In my application I need the real Schur form of a matrix, as well as its eigenvalues (as provided by Lapack's DGEES).
Eigen's RealSchur will give me the Schur matrices U and T, but does not offer an interface to subsequently extract the eigenvalues from the 1x1 or 2x2 diagonal blocks of T. Such interface would be highly appreciated.
It seems that this would merely require a small factorization of the member compute() of the EigenSolver template: the part below the comment:
// Compute eigenvalues from matT
in EigenSolver.h is exactly what I need --- but rather not duplicate.
IMHO, the cleanest solution is to move this code to a new public member RealSchur<>::eigenvalues(), that is also used by EigenSolver<>::compute().
I see 3 options:
1 - call it RealSchur::eigenvalues(), and compute them at the end of RealSchur::compute (), similar to EigenSolver. Perhaps, with an option to compute() to request them?
2 - call it RealSchur::eigenvalues(), and compute them in a cached vector at the first call to eigenvalues(). The cache would be invalidated at every call to compute().
3 - no cache, and thus we would call it extractEigenvalues() to make it clear that each call to this function involves some computations.
To be more consistent with the other classes, I would go for either 1 or 2.
Created attachment 843 [details]
This patch implements adds member eigenvalues() to the RealSchur template:
* new private member m_eigenvalues hosts the eigenvalues
of the matrix; these are calculated as part of the factorization.
This vector can be retrieved through accessor eigenvalues();
* new private member extractEigenvalues() resizes m_eigenvalues
and extracts the eigenvalues from a previously calculated m_T.

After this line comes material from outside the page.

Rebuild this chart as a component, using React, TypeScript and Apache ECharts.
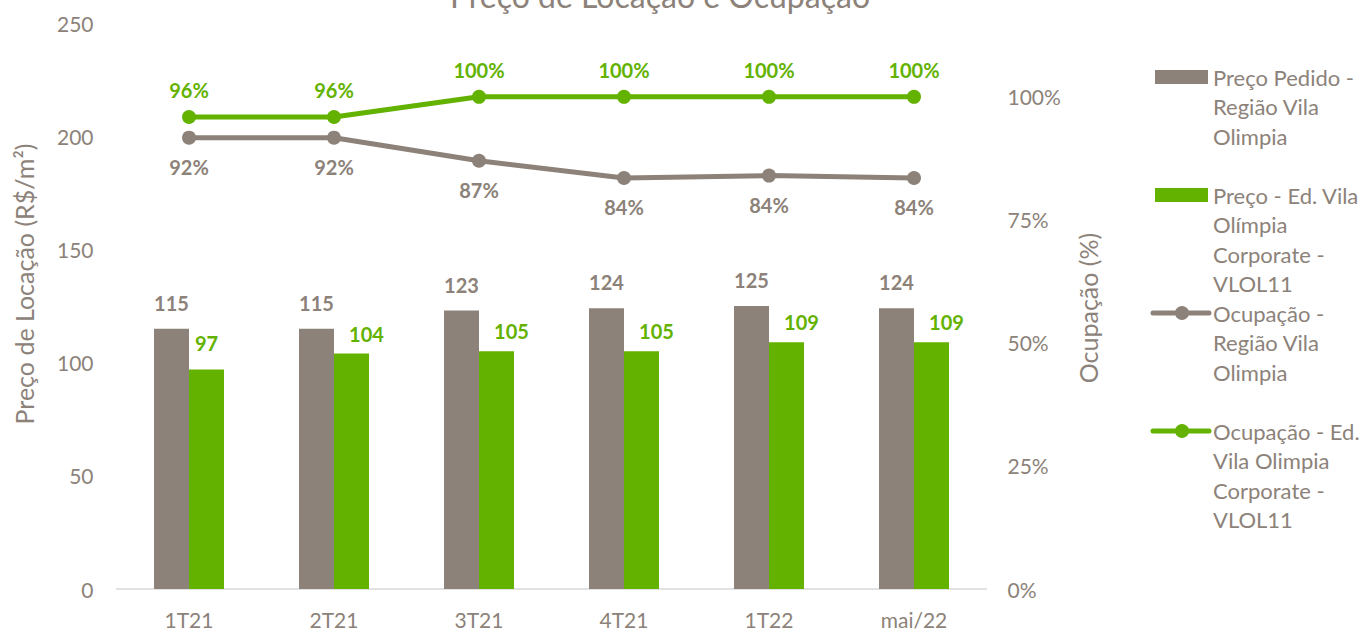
import React, { useEffect, useRef } from "react";
import * as echarts from "echarts";

const categories = ["1T21", "2T21", "3T21", "4T21", "1T22", "mai/22"];
const precoRegiao = [115, 115, 123, 124, 125, 124];
const precoEdificio = [97, 104, 105, 105, 109, 109];
const ocupRegiao = [91.7, 91.7, 87, 83.5, 84, 83.5];
const ocupEdificio = [95.9, 95.9, 100, 100, 100, 100];
const leftTicks = { min: 0, max: 250, interval: 50 };
const rightTicks = { min: 0, max: 115, interval: 25 };

const GRAY = "#8C8279";
const GREEN = "#63B200";
const TEXT = "#8C8279";
const FONT = "Lato, 'Open Sans', sans-serif";

const legendItems = [
  { name: "Preço Pedido - Região Vila Olimpia", text: "Preço Pedido -\nRegião Vila\nOlimpia", kind: "bar", color: GRAY },
  { name: "Preço - Ed. Vila Olímpia Corporate - VLOL11", text: "Preço - Ed. Vila\nOlímpia\nCorporate -\nVLOL11", kind: "bar", color: GREEN },
  { name: "Ocupação - Região Vila Olimpia", text: "Ocupação -\nRegião Vila\nOlimpia", kind: "line", color: GRAY },
  { name: "Ocupação - Ed. Vila Olimpia Corporate - VLOL11", text: "Ocupação - Ed.\nVila Olimpia\nCorporate -\nVLOL11", kind: "line", color: GREEN },
];
const legendFirstLineY = [77, 195, 313, 431];

export default function App() {
  const ref = useRef<HTMLDivElement>(null);
  useEffect(() => {
    if (!ref.current) return;
    const chart = echarts.init(ref.current, undefined, { renderer: "svg" });

    const graphics: any[] = [];
    legendItems.forEach((it, i) => {
      const y = legendFirstLineY[i];
      if (it.kind === "bar") {
        graphics.push({ type: "rect", shape: { x: 1155, y: y - 7, width: 53, height: 14 }, style: { fill: it.color } });
      } else {
        graphics.push({ type: "line", shape: { x1: 1153, y1: y, x2: 1209, y2: y }, style: { stroke: it.color, lineWidth: 5, lineCap: "round" } });
        graphics.push({ type: "circle", shape: { cx: 1182, cy: y, r: 7 }, style: { fill: it.color } });
      }
      graphics.push({
        type: "text",
        x: 1213,
        y: y - 14.75,
        style: { text: it.text, fontSize: 22, fontFamily: FONT, fill: TEXT, lineHeight: 29.5, verticalAlign: "top", align: "left" },
      });
    });
    graphics.push({
      type: "text", x: 24, y: 284, rotation: Math.PI / 2,
      style: { text: "Preço de Locação (R$/m²)", fontSize: 25, fontFamily: FONT, fill: TEXT, align: "center", verticalAlign: "middle" },
    });
    graphics.push({
      type: "text", x: 1088, y: 308, rotation: Math.PI / 2,
      style: { text: "Ocupação (%)", fontSize: 25, fontFamily: FONT, fill: TEXT, align: "center", verticalAlign: "middle" },
    });
    graphics.push({
      type: "text", x: 660, y: 11,
      style: { text: "Preço de Locação e Ocupação", fontSize: 32, fontFamily: FONT, fill: TEXT, align: "center", verticalAlign: "bottom" },
    });

    const greenBarData = precoEdificio.map((v, i) =>
      i === 0 ? v : { value: v, label: { offset: [15, 6] } }
    );

    chart.setOption({
      animation: false,
      textStyle: { fontFamily: FONT },
      grid: { left: 116.5, right: 374.5, top: 23, bottom: 42, containLabel: false },
      legend: { show: false },
      xAxis: {
        type: "category",
        data: categories,
        axisLine: { lineStyle: { color: "#D9D9D9", width: 1.5 } },
        axisTick: { show: false },
        axisLabel: { color: TEXT, fontSize: 21, margin: 20 },
      },
      yAxis: [
        {
          type: "value",
          min: leftTicks.min, max: leftTicks.max, interval: leftTicks.interval,
          axisLine: { show: false }, axisTick: { show: false }, splitLine: { show: false },
          axisLabel: { color: TEXT, fontSize: 21, margin: 23 },
        },
        {
          type: "value",
          min: rightTicks.min, max: rightTicks.max, interval: rightTicks.interval,
          axisLine: { show: false }, axisTick: { show: false }, splitLine: { show: false },
          axisLabel: { color: TEXT, fontSize: 21, margin: 21, formatter: (v: number) => (v <= 100 ? v + "%" : "") },
        },
      ],
      series: [
        {
          name: legendItems[0].name, type: "bar", data: precoRegiao, barWidth: 35, barGap: "0%",
          itemStyle: { color: GRAY },
          label: { show: true, position: "top", distance: 16, color: GRAY, fontWeight: "bold", fontSize: 20 },
        },
        {
          name: legendItems[1].name, type: "bar", data: greenBarData, barWidth: 35, barGap: "0%",
          itemStyle: { color: GREEN },
          label: { show: true, position: "top", distance: 16, color: GREEN, fontWeight: "bold", fontSize: 20 },
        },
        {
          name: legendItems[2].name, type: "line", yAxisIndex: 1, data: ocupRegiao,
          symbol: "circle", symbolSize: 14, lineStyle: { color: GRAY, width: 5 }, itemStyle: { color: GRAY },
          label: { show: true, position: "bottom", distance: 12, color: GRAY, fontWeight: "bold", fontSize: 20, formatter: (p: any) => Math.round(p.value) + "%" },
        },
        {
          name: legendItems[3].name, type: "line", yAxisIndex: 1, data: ocupEdificio,
          symbol: "circle", symbolSize: 14, lineStyle: { color: GREEN, width: 5 }, itemStyle: { color: GREEN },
          label: { show: true, position: "top", distance: 10, color: GREEN, fontWeight: "bold", fontSize: 20, formatter: (p: any) => Math.round(p.value) + "%" },
        },
      ],
      graphic: graphics,
    });
    return () => chart.dispose();
  }, []);
  return <div ref={ref} style={{ position: "absolute", left: 0, top: 0, width: 1361, height: 631 }} />;
}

This member returns NumericalIssue if a !isfinite eigenvalue
is encountered, Success otherwise;
* computeFromHessenberg() calls extractEigenvalues() after doing the
factorization. If the factorization generated an error, that
error is kept for later inspection (Convergence failure, ...),
otherwise m_info is overwritten by the result of extractEigenvalues();
* compute() calls computeFromHessenberg() on a scaled matrix (as before).

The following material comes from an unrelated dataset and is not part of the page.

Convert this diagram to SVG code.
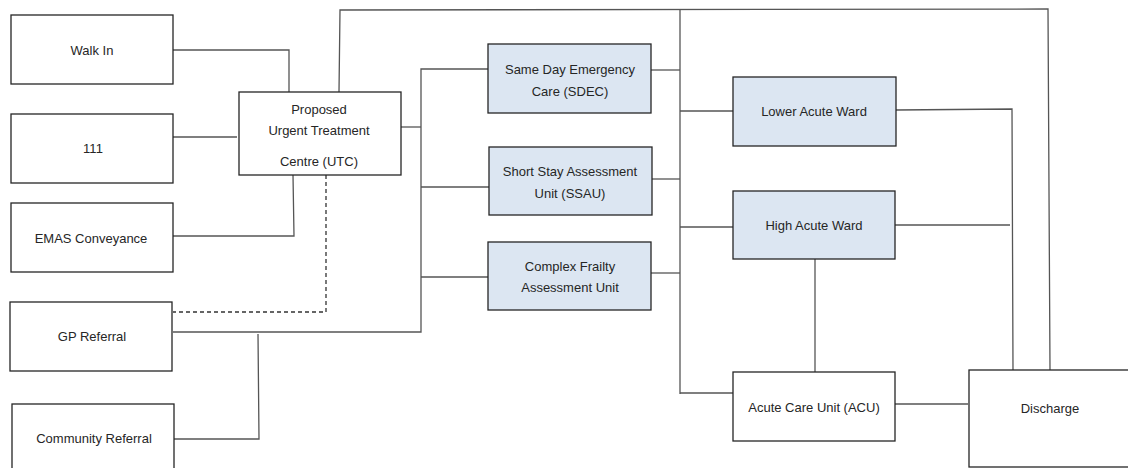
<svg xmlns="http://www.w3.org/2000/svg" width="1128" height="468" viewBox="0 0 1128 468">
<style>
.box{fill:#ffffff;stroke:#262626;stroke-width:1.3}
.blue{fill:#dce6f2;stroke:#262626;stroke-width:1.3}
.t{font-family:"Liberation Sans",Arial,sans-serif;font-size:13px;fill:#262626;text-anchor:middle}
.c{fill:none;stroke:#555555;stroke-width:1.3}
.d{fill:none;stroke:#333333;stroke-width:1.3;stroke-dasharray:4,3}
</style>
<rect width="1128" height="468" fill="#ffffff"/>
<g id="connectors">
<polyline class="c" points="173,50 289,50 289,92"/>
<line class="c" x1="173" y1="137" x2="237" y2="137"/>
<polyline class="c" points="293,175 294,236 173,236"/>
<polyline class="d" points="326,175 326,312 173,312"/>
<polyline class="c" points="173,332 421,332 421,69 488,69"/>
<line class="c" x1="421" y1="187" x2="489" y2="187"/>
<line class="c" x1="421" y1="277" x2="488" y2="277"/>
<line class="c" x1="401" y1="127" x2="421" y2="127"/>
<polyline class="c" points="174,439 259,439 258,334"/>
<polyline class="c" points="339,92 340,10 1048,9 1050,370"/>
<line class="c" x1="680" y1="10" x2="680" y2="394"/>
<line class="c" x1="651" y1="70" x2="680" y2="70"/>
<line class="c" x1="652" y1="179" x2="680" y2="179"/>
<line class="c" x1="651" y1="273" x2="680" y2="273"/>
<line class="c" x1="680" y1="111" x2="733" y2="111"/>
<line class="c" x1="680" y1="227" x2="733" y2="227"/>
<line class="c" x1="680" y1="393" x2="733" y2="393"/>
<polyline class="c" points="896,110 1012,109 1013,370"/>
<line class="c" x1="895" y1="225" x2="1010" y2="225"/>
<line class="c" x1="815" y1="259" x2="815" y2="372"/>
<line class="c" x1="895" y1="404" x2="968" y2="404"/>
</g>
<g id="walk-in"><rect class="box" x="11" y="15" width="162" height="69"/><text class="t" x="92" y="55">Walk In</text></g>
<g id="n111"><rect class="box" x="11" y="114" width="162" height="69"/><text class="t" x="93" y="153">111</text></g>
<g id="emas"><rect class="box" x="11" y="203" width="162" height="69"/><text class="t" x="91" y="243">EMAS Conveyance</text></g>
<g id="gp"><rect class="box" x="10" y="302" width="162" height="69"/><text class="t" x="92" y="341">GP Referral</text></g>
<g id="community"><rect class="box" x="12" y="404" width="162" height="70"/><text class="t" x="94" y="443">Community Referral</text></g>
<g id="utc"><rect class="box" x="239" y="92" width="162" height="83"/>
<text class="t" x="319" y="114">Proposed</text>
<text class="t" x="319" y="135">Urgent Treatment</text>
<text class="t" x="319" y="166">Centre (UTC)</text></g>
<g id="sdec"><rect class="blue" x="488" y="44" width="163" height="69"/>
<text class="t" x="570" y="74">Same Day Emergency</text>
<text class="t" x="570" y="96">Care (SDEC)</text></g>
<g id="ssau"><rect class="blue" x="489" y="147" width="163" height="68"/>
<text class="t" x="570" y="176">Short Stay Assessment</text>
<text class="t" x="570" y="198">Unit (SSAU)</text></g>
<g id="cfau"><rect class="blue" x="488" y="242" width="163" height="68"/>
<text class="t" x="570" y="271">Complex Frailty</text>
<text class="t" x="570" y="292">Assessment Unit</text></g>
<g id="lower-acute"><rect class="blue" x="733" y="77" width="163" height="69"/><text class="t" x="814" y="116">Lower Acute Ward</text></g>
<g id="high-acute"><rect class="blue" x="733" y="191" width="162" height="68"/><text class="t" x="814" y="230">High Acute Ward</text></g>
<g id="acu"><rect class="box" x="733" y="372" width="162" height="69"/><text class="t" x="814" y="412">Acute Care Unit (ACU)</text></g>
<g id="discharge"><rect class="box" x="969" y="370" width="170" height="97"/><text class="t" x="1050" y="413">Discharge</text></g>
</svg>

After that function returns, the (inverse) scaling factor is applied to
m_eigenvalues (as it is to m_T itself);
* in the special case of a near-zero matrix m_eigenvalues if manually
set to zero (as is m_T).
Even if eigenvalues() is not called, there is one user-visible change:
m_info is set to NumericalIssue if non-finite eigenvalues are encountered;
before these went undetected.
This patch does not contain additional tests. This new functionality will be
indirectly tested by the EigenSolver tests once EigenSolver starts to use
RealSchur::eigenvalues(). (That is part of a patch 2/2).
Created attachment 844 [details]
This patch changes EigenSolver to use RealSchur::eigenvalues() to obtain the eigenvalues.
The two patches implement Gaels' proposition #1. I checked that all eigensolver_generic* and real_schur* tests pass after applying these patches.
Preparing the patches cost me a surprising amount of time, mostly because the intended error checking semantics of EigenSolver are not always clear (to me). As an example, let us assume that the computation of the Schur decomposition fails:
* the EigenSolver object is marked to be initialized, although not all matrices are set (or even resized in accordance with the size of the incoming matrix).
* m_eigenvectorsOk is set to computeEigenVectors, while m_matU is not calculated (or even resized) in case of a Schur failure.
I am happy to provide a documentation or code fix, but need some guidance here: what is the intended state of the RealSchur and EigenSolver objects after compute is called but does not return successfully? Should matrixT() and eigenvalues() (and maybe matrixU()) be resized at least? Or are no guarantees provided whatsoever in that case, and is it possible that the sizes are even inconsistent (with each other or with the matrix that was passed to compute)?